LZ : Expositions are in the works for the MOMA, the V&A and other venues. Could you tell us more about some of the events that have been planned?
JB : Books are changing and museums are realizing that design is today's Pop Art. I am very lucky that Irma Boom is a visionary in book design and JJG has been added to her library of publications. I couldn't be so arrogant as to say JJG is yet such an icon that these institutions are giving us an exhibition. We are, by luck, IB's most recent and innovative production. And that she invented the 3-rib spine for the book adds to its innovations. JJG will be integrated into her exhibition at MOMA, at the V & A and the Harvard School of Architecture has sent a letter asking for an exhibition. These things do not happen over night.
LZ: What changes will be made for the paperback? Is it a separate project?
JB : It is a separate project. All will be different. The paper, the binding, the postcards, even some of the photographs. An unlimited edition is industrial. This limited edition is for book collectors and visionaries.

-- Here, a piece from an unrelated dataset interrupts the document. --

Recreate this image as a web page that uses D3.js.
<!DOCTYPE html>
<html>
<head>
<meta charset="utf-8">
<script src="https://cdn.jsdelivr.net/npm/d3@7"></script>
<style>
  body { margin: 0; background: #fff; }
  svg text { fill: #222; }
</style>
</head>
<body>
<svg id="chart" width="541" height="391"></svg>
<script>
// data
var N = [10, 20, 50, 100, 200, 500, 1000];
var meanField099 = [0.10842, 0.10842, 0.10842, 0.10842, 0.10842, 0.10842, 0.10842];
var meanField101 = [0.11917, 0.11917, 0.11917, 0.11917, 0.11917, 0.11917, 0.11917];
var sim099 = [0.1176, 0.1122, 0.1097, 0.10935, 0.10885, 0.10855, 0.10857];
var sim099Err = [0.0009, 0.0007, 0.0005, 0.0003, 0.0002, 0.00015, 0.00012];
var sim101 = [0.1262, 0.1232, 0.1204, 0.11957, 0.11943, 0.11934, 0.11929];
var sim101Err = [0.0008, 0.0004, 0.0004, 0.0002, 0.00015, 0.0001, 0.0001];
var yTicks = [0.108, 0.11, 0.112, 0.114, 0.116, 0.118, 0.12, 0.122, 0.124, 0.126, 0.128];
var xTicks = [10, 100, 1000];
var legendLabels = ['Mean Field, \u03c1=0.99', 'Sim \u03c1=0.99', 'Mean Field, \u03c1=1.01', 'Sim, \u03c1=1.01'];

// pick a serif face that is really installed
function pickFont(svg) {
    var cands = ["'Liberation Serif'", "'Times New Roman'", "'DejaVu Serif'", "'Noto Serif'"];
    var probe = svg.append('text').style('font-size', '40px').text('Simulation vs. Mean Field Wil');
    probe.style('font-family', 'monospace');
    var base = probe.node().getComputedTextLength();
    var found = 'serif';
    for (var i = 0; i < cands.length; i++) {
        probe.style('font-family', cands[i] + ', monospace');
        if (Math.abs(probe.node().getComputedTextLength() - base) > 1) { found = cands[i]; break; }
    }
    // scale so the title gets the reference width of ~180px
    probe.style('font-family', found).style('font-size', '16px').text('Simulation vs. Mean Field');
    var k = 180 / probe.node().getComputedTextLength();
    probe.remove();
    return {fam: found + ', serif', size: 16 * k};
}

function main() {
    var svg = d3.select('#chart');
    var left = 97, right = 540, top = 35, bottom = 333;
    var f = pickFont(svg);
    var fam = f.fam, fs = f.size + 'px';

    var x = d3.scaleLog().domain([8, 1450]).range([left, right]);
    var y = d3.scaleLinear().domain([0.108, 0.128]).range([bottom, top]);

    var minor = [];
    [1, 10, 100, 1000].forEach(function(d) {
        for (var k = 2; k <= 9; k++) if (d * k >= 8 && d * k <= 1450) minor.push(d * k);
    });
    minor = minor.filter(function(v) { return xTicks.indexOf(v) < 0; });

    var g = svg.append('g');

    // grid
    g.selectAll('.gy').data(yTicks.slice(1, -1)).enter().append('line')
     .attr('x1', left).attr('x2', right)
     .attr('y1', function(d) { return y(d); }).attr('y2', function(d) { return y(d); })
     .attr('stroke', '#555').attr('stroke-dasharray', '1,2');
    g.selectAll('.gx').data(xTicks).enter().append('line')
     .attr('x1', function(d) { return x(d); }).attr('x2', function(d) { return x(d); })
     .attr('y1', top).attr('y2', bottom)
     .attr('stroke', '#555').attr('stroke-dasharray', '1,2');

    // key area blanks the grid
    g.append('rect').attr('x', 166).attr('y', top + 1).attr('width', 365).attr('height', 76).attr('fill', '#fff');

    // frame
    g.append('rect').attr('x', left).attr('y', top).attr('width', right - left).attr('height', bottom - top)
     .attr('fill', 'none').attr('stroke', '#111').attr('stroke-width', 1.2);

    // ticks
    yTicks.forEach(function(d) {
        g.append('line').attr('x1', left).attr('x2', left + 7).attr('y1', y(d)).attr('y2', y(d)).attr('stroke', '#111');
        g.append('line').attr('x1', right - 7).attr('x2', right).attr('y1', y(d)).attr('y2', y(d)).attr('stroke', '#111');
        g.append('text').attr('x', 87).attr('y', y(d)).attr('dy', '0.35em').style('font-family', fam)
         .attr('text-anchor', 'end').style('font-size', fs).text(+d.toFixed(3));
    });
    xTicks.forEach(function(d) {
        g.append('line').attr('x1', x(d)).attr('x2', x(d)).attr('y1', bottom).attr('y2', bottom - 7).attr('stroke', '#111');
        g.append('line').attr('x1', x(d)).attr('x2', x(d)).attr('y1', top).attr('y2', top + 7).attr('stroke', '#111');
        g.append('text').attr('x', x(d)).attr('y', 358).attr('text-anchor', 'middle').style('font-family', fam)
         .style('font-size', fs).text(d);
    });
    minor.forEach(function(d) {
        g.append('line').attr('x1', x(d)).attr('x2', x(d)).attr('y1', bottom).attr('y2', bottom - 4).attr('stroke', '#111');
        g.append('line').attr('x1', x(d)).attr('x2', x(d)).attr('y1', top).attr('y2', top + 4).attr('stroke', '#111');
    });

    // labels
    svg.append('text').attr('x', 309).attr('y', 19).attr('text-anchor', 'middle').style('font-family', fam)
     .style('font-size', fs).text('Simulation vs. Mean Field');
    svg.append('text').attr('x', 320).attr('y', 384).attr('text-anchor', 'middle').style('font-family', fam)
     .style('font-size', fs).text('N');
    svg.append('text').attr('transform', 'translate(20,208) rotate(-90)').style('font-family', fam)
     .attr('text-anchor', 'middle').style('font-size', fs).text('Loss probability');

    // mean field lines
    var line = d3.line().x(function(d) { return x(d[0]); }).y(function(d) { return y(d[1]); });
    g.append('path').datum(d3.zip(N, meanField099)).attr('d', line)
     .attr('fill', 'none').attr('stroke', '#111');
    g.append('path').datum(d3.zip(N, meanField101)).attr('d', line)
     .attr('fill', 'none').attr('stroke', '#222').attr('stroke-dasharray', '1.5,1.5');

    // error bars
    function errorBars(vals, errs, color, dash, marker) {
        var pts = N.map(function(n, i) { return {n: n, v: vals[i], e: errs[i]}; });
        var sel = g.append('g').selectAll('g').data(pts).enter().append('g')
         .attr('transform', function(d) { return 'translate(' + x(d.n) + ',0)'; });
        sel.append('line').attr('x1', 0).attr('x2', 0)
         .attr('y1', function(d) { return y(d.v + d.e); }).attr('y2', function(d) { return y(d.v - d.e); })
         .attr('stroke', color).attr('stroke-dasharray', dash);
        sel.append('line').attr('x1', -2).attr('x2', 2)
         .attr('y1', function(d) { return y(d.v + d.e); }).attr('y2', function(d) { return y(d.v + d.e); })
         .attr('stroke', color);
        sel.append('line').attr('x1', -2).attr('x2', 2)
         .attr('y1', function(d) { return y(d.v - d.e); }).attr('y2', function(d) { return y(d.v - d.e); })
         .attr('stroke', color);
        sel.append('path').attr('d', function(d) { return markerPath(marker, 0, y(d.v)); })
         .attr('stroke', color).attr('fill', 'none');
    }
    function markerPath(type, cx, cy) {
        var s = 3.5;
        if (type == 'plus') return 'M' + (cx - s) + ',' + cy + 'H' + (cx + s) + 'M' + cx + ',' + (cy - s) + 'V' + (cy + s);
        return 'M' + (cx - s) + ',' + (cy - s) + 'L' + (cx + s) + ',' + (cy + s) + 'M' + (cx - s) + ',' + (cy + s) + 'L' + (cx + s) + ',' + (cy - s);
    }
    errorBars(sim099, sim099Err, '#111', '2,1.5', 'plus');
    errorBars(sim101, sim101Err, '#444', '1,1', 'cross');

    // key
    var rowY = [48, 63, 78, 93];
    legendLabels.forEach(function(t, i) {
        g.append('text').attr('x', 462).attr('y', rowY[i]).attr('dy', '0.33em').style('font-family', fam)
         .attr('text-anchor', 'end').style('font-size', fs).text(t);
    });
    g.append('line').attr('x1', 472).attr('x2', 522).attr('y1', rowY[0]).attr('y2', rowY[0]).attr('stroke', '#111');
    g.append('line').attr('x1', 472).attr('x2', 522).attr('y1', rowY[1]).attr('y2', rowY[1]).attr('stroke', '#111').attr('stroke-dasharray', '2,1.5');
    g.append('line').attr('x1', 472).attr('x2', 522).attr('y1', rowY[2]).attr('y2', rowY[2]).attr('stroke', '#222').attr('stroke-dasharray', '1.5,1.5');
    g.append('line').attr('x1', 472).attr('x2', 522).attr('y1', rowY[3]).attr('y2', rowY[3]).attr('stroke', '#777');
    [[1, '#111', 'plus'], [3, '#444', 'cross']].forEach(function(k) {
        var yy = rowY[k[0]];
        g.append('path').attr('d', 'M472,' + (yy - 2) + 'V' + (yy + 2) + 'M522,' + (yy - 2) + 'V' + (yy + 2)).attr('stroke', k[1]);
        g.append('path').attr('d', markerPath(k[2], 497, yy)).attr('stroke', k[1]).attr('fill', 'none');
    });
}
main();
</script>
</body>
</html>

LZ : What will you do next?
JB : I want to revise my novel, Quercus and finish another novel, Fuji Views.
LZ : Writers are always looking for inspiring, quiet places to work and good, inexpensive places to eat. Any recommendations for Paris?
JB : I need to work at the same place everyday. I know my desk means work and when my door is closed no one knocks or disturbs. I don't really like anyone else in the flat when I'm writing. The smallest noise can annoy me. The only cheap place in Paris is not eating and a bottle of Badoit. It tastes delicious and the bottle is very elegant and I know how extravagant it is and the extravagance charms me.
Jennifer Butler will speak at the American Library in Paris on April 6 at 7:30 pm.
Laurel Zuckerman is the Editor of Paris Writers News.